一、背景

首先我们在日常的开发中,大概率会使用批量更新,或者在一个事务里面做增删改查,那么就有可能不同事务之间导致死锁的发生。这里主要讲的是如何将当时发生死锁的信息输出到日志文件中,以及具体的SQL打印。

二、如何实现

查了很多网上的文章,都是使用什么下面之类的命令

show engine innodb status \G;
SELECT * FROM INFORMATION_SCHEMA.INNODB_TRX;

但是我发现这些命令都是查正在死锁的语句,并不是历史死锁的语句,想想我们在日常工作中包括生产环境,如果发生了死锁,应用监控告警了,那么我们应该去找的历史死锁日志。

言归正传,那么如何找到历史的死锁日志。

(1)确认错误日志打印

确认错误日志打印路径,死锁的日志都会打印到这个错误日志文件,是可以看到历史日志的关键

通过命令 show global variables like "log_error%";查看错误日志路径

mysql查看死锁记录 mysql 查看死锁日志_mysql查看死锁记录

(2)打开死锁检测机制(必要)

MySQL有死锁检测机制,需要打开死锁检测机制(网上说死锁检测机制比较耗费性能,这个看个人取舍,我个人认为在现在的硬件环境支持下,这一点性能损耗是可以接受的)
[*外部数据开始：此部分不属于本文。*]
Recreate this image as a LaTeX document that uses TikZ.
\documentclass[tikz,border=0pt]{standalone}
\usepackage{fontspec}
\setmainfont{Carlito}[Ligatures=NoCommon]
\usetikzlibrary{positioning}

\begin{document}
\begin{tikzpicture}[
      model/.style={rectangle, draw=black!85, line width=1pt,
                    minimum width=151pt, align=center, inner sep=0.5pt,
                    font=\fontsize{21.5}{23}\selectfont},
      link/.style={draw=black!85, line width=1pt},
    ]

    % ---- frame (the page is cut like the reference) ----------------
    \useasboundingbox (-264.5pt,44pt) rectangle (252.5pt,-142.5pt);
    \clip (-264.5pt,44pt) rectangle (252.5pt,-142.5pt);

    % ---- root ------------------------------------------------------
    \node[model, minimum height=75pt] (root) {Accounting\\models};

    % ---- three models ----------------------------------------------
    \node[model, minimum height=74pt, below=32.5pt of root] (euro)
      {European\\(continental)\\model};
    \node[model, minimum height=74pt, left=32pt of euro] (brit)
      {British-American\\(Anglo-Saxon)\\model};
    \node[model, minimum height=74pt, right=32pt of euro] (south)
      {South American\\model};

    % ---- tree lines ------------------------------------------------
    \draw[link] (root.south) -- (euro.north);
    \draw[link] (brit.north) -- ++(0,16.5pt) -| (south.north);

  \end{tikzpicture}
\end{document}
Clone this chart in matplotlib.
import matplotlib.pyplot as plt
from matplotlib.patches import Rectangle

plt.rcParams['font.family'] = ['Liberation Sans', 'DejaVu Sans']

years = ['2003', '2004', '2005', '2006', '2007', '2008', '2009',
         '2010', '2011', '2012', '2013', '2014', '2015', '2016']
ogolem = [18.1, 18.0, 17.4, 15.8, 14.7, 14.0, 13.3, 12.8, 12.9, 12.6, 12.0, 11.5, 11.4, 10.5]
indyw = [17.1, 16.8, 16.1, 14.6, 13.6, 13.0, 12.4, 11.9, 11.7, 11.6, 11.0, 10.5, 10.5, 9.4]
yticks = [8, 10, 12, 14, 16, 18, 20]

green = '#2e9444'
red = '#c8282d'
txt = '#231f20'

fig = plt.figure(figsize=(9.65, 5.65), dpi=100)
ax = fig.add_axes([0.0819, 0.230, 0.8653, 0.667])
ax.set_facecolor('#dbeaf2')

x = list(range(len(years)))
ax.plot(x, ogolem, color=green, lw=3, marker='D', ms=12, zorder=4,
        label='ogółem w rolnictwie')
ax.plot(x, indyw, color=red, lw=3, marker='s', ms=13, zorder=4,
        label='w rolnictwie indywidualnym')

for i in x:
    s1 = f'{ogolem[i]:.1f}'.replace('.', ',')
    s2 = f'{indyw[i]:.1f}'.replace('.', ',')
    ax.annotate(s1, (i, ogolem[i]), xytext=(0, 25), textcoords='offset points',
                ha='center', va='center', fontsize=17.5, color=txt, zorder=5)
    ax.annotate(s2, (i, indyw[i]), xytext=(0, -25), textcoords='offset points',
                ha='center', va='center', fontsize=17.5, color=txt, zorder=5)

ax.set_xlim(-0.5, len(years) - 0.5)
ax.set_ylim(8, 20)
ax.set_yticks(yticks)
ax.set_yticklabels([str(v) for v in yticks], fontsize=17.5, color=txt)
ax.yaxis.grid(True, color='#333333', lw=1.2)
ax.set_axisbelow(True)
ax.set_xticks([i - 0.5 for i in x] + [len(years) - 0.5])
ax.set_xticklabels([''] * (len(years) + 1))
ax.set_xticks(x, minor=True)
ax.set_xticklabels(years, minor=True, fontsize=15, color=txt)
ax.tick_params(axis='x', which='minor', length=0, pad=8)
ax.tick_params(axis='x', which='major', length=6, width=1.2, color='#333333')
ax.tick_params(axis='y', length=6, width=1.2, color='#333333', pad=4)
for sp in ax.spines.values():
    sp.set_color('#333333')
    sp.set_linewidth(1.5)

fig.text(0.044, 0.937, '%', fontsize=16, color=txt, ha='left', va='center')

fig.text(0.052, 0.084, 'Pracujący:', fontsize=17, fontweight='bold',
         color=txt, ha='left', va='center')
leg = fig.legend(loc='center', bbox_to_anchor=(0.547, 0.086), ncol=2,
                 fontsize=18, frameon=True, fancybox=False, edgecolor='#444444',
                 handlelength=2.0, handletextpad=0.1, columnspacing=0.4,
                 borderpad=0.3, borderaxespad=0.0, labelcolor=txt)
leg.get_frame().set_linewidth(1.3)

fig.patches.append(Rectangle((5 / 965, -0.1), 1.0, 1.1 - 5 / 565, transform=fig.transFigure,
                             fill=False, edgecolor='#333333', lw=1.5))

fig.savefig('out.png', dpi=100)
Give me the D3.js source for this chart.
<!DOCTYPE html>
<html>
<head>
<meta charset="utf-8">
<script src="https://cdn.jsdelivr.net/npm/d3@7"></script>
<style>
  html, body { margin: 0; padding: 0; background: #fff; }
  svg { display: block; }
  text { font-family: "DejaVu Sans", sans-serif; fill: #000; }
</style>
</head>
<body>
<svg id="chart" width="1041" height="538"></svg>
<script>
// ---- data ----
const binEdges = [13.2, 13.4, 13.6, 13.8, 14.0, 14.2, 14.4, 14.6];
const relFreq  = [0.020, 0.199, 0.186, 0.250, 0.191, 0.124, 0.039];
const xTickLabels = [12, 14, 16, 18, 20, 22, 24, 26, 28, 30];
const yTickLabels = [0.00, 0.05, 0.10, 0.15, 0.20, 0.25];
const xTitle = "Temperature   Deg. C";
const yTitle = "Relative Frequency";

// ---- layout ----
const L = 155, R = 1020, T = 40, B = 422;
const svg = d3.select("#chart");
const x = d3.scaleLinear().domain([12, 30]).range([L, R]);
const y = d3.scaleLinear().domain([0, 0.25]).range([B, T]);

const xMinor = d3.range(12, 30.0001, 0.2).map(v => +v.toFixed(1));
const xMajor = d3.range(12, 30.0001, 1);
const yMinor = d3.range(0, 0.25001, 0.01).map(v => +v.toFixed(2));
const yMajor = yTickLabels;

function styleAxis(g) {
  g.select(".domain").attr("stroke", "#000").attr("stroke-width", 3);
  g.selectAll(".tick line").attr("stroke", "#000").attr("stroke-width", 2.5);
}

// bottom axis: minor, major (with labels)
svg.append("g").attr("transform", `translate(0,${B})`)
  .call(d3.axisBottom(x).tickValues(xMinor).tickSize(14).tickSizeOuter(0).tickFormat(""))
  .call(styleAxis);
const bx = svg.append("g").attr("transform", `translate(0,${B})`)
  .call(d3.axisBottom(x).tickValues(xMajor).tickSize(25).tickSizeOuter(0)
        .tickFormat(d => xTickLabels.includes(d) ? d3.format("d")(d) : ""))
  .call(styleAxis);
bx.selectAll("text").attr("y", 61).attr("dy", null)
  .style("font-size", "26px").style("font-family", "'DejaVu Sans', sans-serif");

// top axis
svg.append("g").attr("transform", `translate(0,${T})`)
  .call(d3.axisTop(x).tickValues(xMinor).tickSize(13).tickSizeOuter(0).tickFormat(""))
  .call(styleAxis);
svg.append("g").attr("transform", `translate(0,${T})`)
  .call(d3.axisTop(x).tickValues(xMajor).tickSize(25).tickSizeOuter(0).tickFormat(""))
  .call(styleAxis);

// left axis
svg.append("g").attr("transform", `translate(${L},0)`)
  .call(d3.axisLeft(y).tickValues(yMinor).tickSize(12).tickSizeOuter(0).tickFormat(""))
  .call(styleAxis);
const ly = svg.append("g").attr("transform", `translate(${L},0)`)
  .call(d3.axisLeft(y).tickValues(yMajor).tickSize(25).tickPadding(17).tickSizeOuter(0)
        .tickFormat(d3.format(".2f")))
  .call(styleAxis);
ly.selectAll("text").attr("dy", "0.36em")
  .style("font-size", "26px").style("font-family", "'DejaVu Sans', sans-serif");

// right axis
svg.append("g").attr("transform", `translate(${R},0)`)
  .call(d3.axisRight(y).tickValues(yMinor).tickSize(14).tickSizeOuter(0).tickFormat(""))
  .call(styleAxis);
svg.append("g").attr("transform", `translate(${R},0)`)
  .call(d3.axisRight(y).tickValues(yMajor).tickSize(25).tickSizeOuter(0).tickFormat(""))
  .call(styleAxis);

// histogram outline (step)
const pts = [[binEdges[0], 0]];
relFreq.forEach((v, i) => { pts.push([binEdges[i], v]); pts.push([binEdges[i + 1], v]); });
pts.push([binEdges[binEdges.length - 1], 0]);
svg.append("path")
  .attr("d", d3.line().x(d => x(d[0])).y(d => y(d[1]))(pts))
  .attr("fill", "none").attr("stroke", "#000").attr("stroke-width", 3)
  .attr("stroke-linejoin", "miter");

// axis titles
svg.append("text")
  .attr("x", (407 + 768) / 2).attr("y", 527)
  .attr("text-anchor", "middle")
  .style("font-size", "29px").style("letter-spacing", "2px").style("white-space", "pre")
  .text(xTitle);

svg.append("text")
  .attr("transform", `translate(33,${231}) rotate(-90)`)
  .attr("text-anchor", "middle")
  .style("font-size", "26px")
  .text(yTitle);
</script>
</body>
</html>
show variables like 'innodb_deadlock_detect';
set GLOBAL innodb_deadlock_detect = ON;

当然你也可以在你的My.ini配置文件中写死(推荐)
innodb_deadlock_detect = ON;

 (3)打开MySQL关于锁的Monitor监视器输出

什么是MySQL的Monitor不在这里细说

show global variables like "innodb_status_output%";

set GLOBAL innodb_status_output = ON
set GLOBAL innodb_status_output_locks = ON

同样最好在My.ini进行配置写死,免得每次重启服务器都要重新设置
innodb_status_output = ON
innodb_status_output_locks = ON

(4)打印所有锁日志

(非必要,博主发现不开这个参数也能实现打印历史的锁日志,如果你为了锁的日志更全面,也可以开启)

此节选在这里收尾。